[Plotting code records]
# # # #
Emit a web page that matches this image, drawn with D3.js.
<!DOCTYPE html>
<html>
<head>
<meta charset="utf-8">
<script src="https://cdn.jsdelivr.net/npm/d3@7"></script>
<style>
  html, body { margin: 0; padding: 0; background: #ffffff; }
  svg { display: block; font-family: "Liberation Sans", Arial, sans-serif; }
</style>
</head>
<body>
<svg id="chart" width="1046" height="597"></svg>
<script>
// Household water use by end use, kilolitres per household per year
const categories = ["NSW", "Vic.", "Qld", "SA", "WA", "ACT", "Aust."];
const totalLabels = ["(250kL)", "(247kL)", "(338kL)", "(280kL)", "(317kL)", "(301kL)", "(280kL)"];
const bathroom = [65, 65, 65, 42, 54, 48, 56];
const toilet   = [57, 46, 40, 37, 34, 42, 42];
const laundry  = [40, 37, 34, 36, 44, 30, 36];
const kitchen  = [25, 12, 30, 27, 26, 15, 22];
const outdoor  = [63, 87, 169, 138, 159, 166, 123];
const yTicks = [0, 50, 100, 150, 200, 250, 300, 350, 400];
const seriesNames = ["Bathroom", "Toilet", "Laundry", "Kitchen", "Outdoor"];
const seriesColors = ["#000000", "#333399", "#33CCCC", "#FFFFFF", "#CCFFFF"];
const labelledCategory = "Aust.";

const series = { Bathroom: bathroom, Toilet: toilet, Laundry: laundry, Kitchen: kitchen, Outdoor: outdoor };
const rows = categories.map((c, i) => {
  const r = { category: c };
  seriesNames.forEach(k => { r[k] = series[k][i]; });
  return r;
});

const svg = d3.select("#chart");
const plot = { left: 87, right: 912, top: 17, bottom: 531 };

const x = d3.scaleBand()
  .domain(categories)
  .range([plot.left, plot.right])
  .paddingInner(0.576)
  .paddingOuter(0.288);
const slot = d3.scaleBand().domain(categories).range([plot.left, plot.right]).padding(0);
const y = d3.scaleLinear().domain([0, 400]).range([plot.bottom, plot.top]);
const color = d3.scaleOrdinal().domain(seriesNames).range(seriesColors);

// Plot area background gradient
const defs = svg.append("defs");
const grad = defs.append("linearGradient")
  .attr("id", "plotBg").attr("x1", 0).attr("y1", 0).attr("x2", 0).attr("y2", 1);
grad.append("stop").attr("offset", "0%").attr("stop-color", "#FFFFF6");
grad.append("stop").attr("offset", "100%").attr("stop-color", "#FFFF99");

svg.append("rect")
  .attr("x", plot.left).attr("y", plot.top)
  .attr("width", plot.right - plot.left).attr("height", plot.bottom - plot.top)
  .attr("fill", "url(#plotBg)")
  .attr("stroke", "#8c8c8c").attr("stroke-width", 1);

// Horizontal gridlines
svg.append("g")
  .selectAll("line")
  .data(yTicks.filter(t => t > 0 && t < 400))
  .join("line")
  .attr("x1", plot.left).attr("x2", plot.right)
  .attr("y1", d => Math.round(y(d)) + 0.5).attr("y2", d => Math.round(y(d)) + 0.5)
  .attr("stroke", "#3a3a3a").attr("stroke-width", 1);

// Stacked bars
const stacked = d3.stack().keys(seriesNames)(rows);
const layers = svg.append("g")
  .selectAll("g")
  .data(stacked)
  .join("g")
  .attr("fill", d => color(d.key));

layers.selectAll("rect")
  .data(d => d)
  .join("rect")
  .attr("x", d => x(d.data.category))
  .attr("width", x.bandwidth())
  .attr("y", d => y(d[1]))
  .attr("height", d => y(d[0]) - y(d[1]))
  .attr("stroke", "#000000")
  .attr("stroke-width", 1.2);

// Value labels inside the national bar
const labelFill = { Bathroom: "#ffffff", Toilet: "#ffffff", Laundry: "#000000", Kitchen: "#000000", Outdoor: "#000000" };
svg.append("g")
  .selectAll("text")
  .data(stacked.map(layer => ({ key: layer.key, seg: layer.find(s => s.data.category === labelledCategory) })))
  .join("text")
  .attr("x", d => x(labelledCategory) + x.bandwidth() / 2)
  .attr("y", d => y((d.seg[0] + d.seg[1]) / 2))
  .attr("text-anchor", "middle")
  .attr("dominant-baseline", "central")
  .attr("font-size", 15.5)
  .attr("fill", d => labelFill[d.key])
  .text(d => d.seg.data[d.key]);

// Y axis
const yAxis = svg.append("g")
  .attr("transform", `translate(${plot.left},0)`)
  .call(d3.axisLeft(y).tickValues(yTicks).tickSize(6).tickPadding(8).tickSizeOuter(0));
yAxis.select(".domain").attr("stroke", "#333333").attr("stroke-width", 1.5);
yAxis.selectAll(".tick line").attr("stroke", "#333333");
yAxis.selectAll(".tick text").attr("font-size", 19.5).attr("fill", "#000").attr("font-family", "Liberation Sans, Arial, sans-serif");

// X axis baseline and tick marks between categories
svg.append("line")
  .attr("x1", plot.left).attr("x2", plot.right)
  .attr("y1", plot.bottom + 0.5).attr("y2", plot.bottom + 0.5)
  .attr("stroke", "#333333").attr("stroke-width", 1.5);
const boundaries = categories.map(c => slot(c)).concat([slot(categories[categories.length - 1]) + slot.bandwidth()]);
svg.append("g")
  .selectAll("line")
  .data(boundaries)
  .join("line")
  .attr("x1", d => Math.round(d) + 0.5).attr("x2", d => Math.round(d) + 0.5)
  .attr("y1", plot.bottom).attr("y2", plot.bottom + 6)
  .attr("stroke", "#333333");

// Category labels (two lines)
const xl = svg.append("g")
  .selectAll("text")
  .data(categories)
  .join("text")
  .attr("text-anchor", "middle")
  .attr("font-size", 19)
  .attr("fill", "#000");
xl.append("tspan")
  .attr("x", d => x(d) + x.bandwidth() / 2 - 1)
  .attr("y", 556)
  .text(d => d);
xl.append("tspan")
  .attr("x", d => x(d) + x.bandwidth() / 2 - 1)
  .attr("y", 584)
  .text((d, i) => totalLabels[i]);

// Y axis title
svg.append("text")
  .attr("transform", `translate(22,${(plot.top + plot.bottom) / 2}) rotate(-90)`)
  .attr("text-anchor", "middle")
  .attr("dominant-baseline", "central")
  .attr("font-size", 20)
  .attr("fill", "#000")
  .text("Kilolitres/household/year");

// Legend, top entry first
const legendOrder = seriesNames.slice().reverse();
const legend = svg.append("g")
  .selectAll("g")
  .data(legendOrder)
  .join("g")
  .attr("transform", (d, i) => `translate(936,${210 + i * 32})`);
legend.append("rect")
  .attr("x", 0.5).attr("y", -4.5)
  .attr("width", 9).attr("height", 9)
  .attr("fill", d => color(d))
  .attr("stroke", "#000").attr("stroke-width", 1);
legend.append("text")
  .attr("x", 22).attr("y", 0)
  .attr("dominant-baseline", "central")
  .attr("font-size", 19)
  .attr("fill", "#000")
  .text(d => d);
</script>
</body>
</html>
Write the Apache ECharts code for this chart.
# # # #
TASK TO CARRY OUT: Please repeat all the records above exactly as they appear.

WRITTEN ANSWER:
Emit a web page that matches this image, drawn with D3.js.
<!DOCTYPE html>
<html>
<head>
<meta charset="utf-8">
<script src="https://cdn.jsdelivr.net/npm/d3@7"></script>
<style>
  html, body { margin: 0; padding: 0; background: #ffffff; }
  svg { display: block; font-family: "Liberation Sans", Arial, sans-serif; }
</style>
</head>
<body>
<svg id="chart" width="1046" height="597"></svg>
<script>
// Household water use by end use, kilolitres per household per year
const categories = ["NSW", "Vic.", "Qld", "SA", "WA", "ACT", "Aust."];
const totalLabels = ["(250kL)", "(247kL)", "(338kL)", "(280kL)", "(317kL)", "(301kL)", "(280kL)"];
const bathroom = [65, 65, 65, 42, 54, 48, 56];
const toilet   = [57, 46, 40, 37, 34, 42, 42];
const laundry  = [40, 37, 34, 36, 44, 30, 36];
const kitchen  = [25, 12, 30, 27, 26, 15, 22];
const outdoor  = [63, 87, 169, 138, 159, 166, 123];
const yTicks = [0, 50, 100, 150, 200, 250, 300, 350, 400];
const seriesNames = ["Bathroom", "Toilet", "Laundry", "Kitchen", "Outdoor"];
const seriesColors = ["#000000", "#333399", "#33CCCC", "#FFFFFF", "#CCFFFF"];
const labelledCategory = "Aust.";

const series = { Bathroom: bathroom, Toilet: toilet, Laundry: laundry, Kitchen: kitchen, Outdoor: outdoor };
const rows = categories.map((c, i) => {
  const r = { category: c };
  seriesNames.forEach(k => { r[k] = series[k][i]; });
  return r;
});

const svg = d3.select("#chart");
const plot = { left: 87, right: 912, top: 17, bottom: 531 };

const x = d3.scaleBand()
  .domain(categories)
  .range([plot.left, plot.right])
  .paddingInner(0.576)
  .paddingOuter(0.288);
const slot = d3.scaleBand().domain(categories).range([plot.left, plot.right]).padding(0);
const y = d3.scaleLinear().domain([0, 400]).range([plot.bottom, plot.top]);
const color = d3.scaleOrdinal().domain(seriesNames).range(seriesColors);

// Plot area background gradient
const defs = svg.append("defs");
const grad = defs.append("linearGradient")
  .attr("id", "plotBg").attr("x1", 0).attr("y1", 0).attr("x2", 0).attr("y2", 1);
grad.append("stop").attr("offset", "0%").attr("stop-color", "#FFFFF6");
grad.append("stop").attr("offset", "100%").attr("stop-color", "#FFFF99");

svg.append("rect")
  .attr("x", plot.left).attr("y", plot.top)
  .attr("width", plot.right - plot.left).attr("height", plot.bottom - plot.top)
  .attr("fill", "url(#plotBg)")
  .attr("stroke", "#8c8c8c").attr("stroke-width", 1);

// Horizontal gridlines
svg.append("g")
  .selectAll("line")
  .data(yTicks.filter(t => t > 0 && t < 400))
  .join("line")
  .attr("x1", plot.left).attr("x2", plot.right)
  .attr("y1", d => Math.round(y(d)) + 0.5).attr("y2", d => Math.round(y(d)) + 0.5)
  .attr("stroke", "#3a3a3a").attr("stroke-width", 1);

// Stacked bars
const stacked = d3.stack().keys(seriesNames)(rows);
const layers = svg.append("g")
  .selectAll("g")
  .data(stacked)
  .join("g")
  .attr("fill", d => color(d.key));

layers.selectAll("rect")
  .data(d => d)
  .join("rect")
  .attr("x", d => x(d.data.category))
  .attr("width", x.bandwidth())
  .attr("y", d => y(d[1]))
  .attr("height", d => y(d[0]) - y(d[1]))
  .attr("stroke", "#000000")
  .attr("stroke-width", 1.2);

// Value labels inside the national bar
const labelFill = { Bathroom: "#ffffff", Toilet: "#ffffff", Laundry: "#000000", Kitchen: "#000000", Outdoor: "#000000" };
svg.append("g")
  .selectAll("text")
  .data(stacked.map(layer => ({ key: layer.key, seg: layer.find(s => s.data.category === labelledCategory) })))
  .join("text")
  .attr("x", d => x(labelledCategory) + x.bandwidth() / 2)
  .attr("y", d => y((d.seg[0] + d.seg[1]) / 2))
  .attr("text-anchor", "middle")
  .attr("dominant-baseline", "central")
  .attr("font-size", 15.5)
  .attr("fill", d => labelFill[d.key])
  .text(d => d.seg.data[d.key]);

// Y axis
const yAxis = svg.append("g")
  .attr("transform", `translate(${plot.left},0)`)
  .call(d3.axisLeft(y).tickValues(yTicks).tickSize(6).tickPadding(8).tickSizeOuter(0));
yAxis.select(".domain").attr("stroke", "#333333").attr("stroke-width", 1.5);
yAxis.selectAll(".tick line").attr("stroke", "#333333");
yAxis.selectAll(".tick text").attr("font-size", 19.5).attr("fill", "#000").attr("font-family", "Liberation Sans, Arial, sans-serif");

// X axis baseline and tick marks between categories
svg.append("line")
  .attr("x1", plot.left).attr("x2", plot.right)
  .attr("y1", plot.bottom + 0.5).attr("y2", plot.bottom + 0.5)
  .attr("stroke", "#333333").attr("stroke-width", 1.5);
const boundaries = categories.map(c => slot(c)).concat([slot(categories[categories.length - 1]) + slot.bandwidth()]);
svg.append("g")
  .selectAll("line")
  .data(boundaries)
  .join("line")
  .attr("x1", d => Math.round(d) + 0.5).attr("x2", d => Math.round(d) + 0.5)
  .attr("y1", plot.bottom).attr("y2", plot.bottom + 6)
  .attr("stroke", "#333333");

// Category labels (two lines)
const xl = svg.append("g")
  .selectAll("text")
  .data(categories)
  .join("text")
  .attr("text-anchor", "middle")
  .attr("font-size", 19)
  .attr("fill", "#000");
xl.append("tspan")
  .attr("x", d => x(d) + x.bandwidth() / 2 - 1)
  .attr("y", 556)
  .text(d => d);
xl.append("tspan")
  .attr("x", d => x(d) + x.bandwidth() / 2 - 1)
  .attr("y", 584)
  .text((d, i) => totalLabels[i]);

// Y axis title
svg.append("text")
  .attr("transform", `translate(22,${(plot.top + plot.bottom) / 2}) rotate(-90)`)
  .attr("text-anchor", "middle")
  .attr("dominant-baseline", "central")
  .attr("font-size", 20)
  .attr("fill", "#000")
  .text("Kilolitres/household/year");

// Legend, top entry first
const legendOrder = seriesNames.slice().reverse();
const legend = svg.append("g")
  .selectAll("g")
  .data(legendOrder)
  .join("g")
  .attr("transform", (d, i) => `translate(936,${210 + i * 32})`);
legend.append("rect")
  .attr("x", 0.5).attr("y", -4.5)
  .attr("width", 9).attr("height", 9)
  .attr("fill", d => color(d))
  .attr("stroke", "#000").attr("stroke-width", 1);
legend.append("text")
  .attr("x", 22).attr("y", 0)
  .attr("dominant-baseline", "central")
  .attr("font-size", 19)
  .attr("fill", "#000")
  .text(d => d);
</script>
</body>
</html>
Write the Apache ECharts code for this chart.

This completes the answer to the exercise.